Process Safety: Are You Managing Your Hazards or Managing Your Activities?

Type

Conference Presentation

Conference Type

AIChE Spring Meeting and Global Congress on Process Safety

Presentation Date

April 2, 2014

Duration

30 minutes

Skill Level

Intermediate

PDHs

0.50

In process safety, the key protection layers against major accident hazard scenarios are often the small details such as the correct setting on a trip system, being able to recognise and respond to a critical alarm in the face of the other control room distractions, and strictly adhering to the few key process safety related steps in a complex procedure.   Ensuring that these key details are clearly identified, understood and kept intact through the design, installation, and operating phases of the process safety lifecycle can be challenging.
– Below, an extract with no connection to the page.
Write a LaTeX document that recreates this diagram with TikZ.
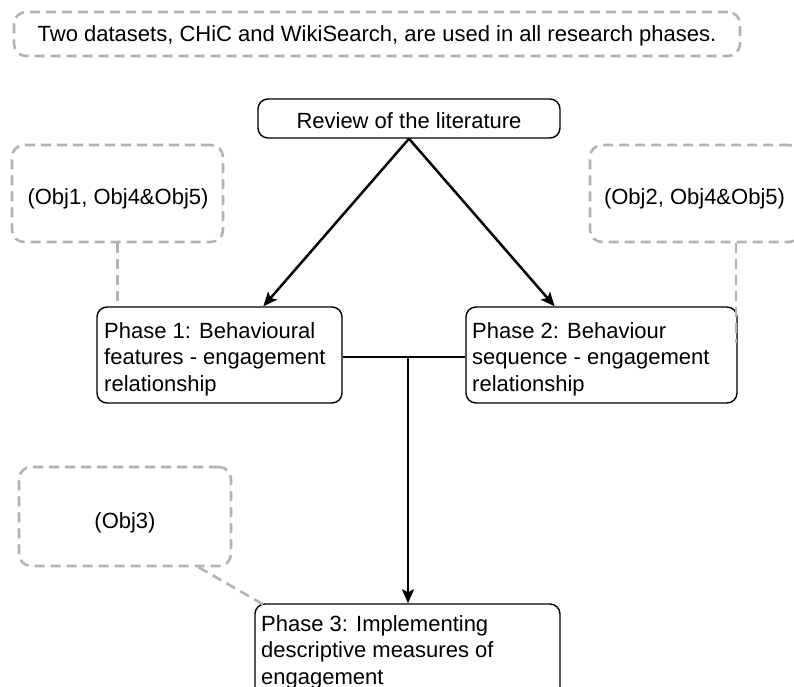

One reason for the difficulty is that process safety management frameworks are often built around delivering specific activities such as process hazard reviews, SIL assessments, incident investigations, training material development, and reviewing and updating operating procedures.  These activities are done by different people in different departments at different times.  The critical details or understanding can easily be lost in the transitions between the activities or the departments responsible for them.  This can result in the whole being less than the sum of the parts, and the all too common management question “why do we keep having these incidents after all the time and resources we put into process safety?”

This paper outlines a framework for focusing on ‘hazard management’ rather than ‘activity management’.  With this approach, the key information on the hazards and the required mitigations becomes the central focus, and all of the supporting activities either feed into developing this information, or use this information as a basis for setting up the maintenance and operating information and systems.  This provides clear links between the related activities and work processes and maintains the integrity of the information, keeping it ‘evergreen’.  The framework can be further strengthened by a process safety auditing protocol (also addressed in the paper) which not only identifies gaps in the protection layers, but also the gaps in linkages between the different activities or in the activities themselves.

Shifting the management framework to emphasize hazards rather than processes should result in fewer incidents through improved operational awareness and maintenance of protection layers.  In addition, the supporting activities will be much better aligned, utilising resources more efficiently by reducing duplication and rework.